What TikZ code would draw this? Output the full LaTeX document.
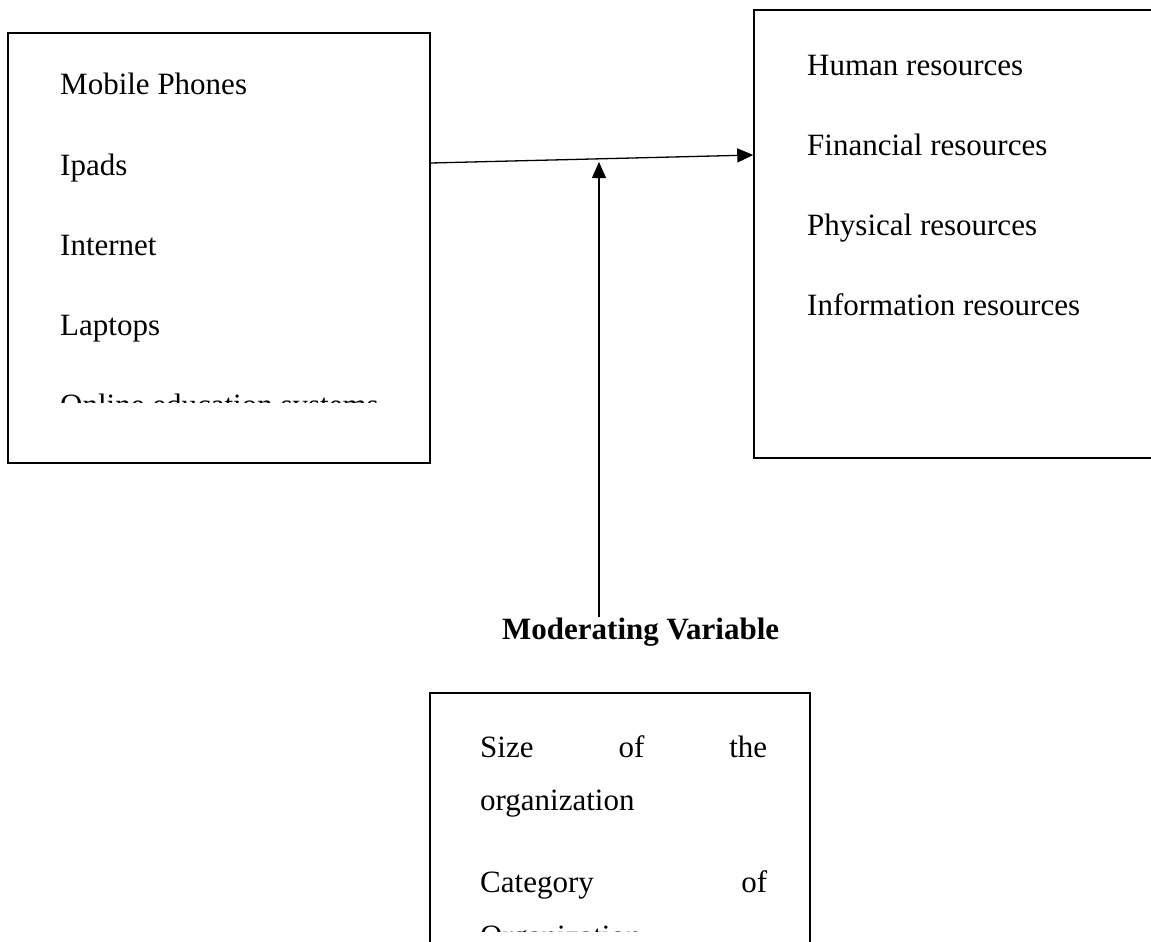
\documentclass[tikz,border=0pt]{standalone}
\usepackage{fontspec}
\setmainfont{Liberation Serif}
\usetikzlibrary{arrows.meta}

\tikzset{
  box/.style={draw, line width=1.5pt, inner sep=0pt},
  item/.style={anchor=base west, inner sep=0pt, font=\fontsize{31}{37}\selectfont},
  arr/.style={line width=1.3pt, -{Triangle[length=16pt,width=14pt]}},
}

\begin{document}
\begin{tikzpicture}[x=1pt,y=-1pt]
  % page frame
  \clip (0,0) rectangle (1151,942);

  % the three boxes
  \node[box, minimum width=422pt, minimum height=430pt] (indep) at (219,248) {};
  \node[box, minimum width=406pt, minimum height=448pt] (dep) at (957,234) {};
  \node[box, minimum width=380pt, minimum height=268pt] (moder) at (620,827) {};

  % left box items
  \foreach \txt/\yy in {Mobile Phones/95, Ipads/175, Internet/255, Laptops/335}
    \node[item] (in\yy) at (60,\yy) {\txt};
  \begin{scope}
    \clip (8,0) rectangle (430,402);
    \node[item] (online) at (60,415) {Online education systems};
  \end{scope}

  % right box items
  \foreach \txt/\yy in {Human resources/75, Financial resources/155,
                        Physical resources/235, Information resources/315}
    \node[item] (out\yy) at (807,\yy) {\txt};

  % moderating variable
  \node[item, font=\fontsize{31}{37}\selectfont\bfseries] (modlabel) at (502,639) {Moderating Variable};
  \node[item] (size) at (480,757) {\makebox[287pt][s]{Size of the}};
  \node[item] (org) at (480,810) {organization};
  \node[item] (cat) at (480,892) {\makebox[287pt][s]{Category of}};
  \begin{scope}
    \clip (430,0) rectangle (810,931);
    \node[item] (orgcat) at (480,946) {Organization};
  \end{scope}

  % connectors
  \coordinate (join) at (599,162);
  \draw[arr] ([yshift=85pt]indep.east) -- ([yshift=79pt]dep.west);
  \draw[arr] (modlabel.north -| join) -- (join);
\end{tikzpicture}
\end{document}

================================

Goal –
Word for word, quote the lines above. Omit the pictures.

In response –
What TikZ code would draw this? Output the full LaTeX document.
\documentclass[tikz,border=0pt]{standalone}
\usepackage{fontspec}
\setmainfont{Liberation Serif}
\usetikzlibrary{arrows.meta}

\tikzset{
  box/.style={draw, line width=1.5pt, inner sep=0pt},
  item/.style={anchor=base west, inner sep=0pt, font=\fontsize{31}{37}\selectfont},
  arr/.style={line width=1.3pt, -{Triangle[length=16pt,width=14pt]}},
}

\begin{document}
\begin{tikzpicture}[x=1pt,y=-1pt]
  % page frame
  \clip (0,0) rectangle (1151,942);

  % the three boxes
  \node[box, minimum width=422pt, minimum height=430pt] (indep) at (219,248) {};
  \node[box, minimum width=406pt, minimum height=448pt] (dep) at (957,234) {};
  \node[box, minimum width=380pt, minimum height=268pt] (moder) at (620,827) {};

  % left box items
  \foreach \txt/\yy in {Mobile Phones/95, Ipads/175, Internet/255, Laptops/335}
    \node[item] (in\yy) at (60,\yy) {\txt};
  \begin{scope}
    \clip (8,0) rectangle (430,402);
    \node[item] (online) at (60,415) {Online education systems};
  \end{scope}

  % right box items
  \foreach \txt/\yy in {Human resources/75, Financial resources/155,
                        Physical resources/235, Information resources/315}
    \node[item] (out\yy) at (807,\yy) {\txt};

  % moderating variable
  \node[item, font=\fontsize{31}{37}\selectfont\bfseries] (modlabel) at (502,639) {Moderating Variable};
  \node[item] (size) at (480,757) {\makebox[287pt][s]{Size of the}};
  \node[item] (org) at (480,810) {organization};
  \node[item] (cat) at (480,892) {\makebox[287pt][s]{Category of}};
  \begin{scope}
    \clip (430,0) rectangle (810,931);
    \node[item] (orgcat) at (480,946) {Organization};
  \end{scope}

  % connectors
  \coordinate (join) at (599,162);
  \draw[arr] ([yshift=85pt]indep.east) -- ([yshift=79pt]dep.west);
  \draw[arr] (modlabel.north -| join) -- (join);
\end{tikzpicture}
\end{document}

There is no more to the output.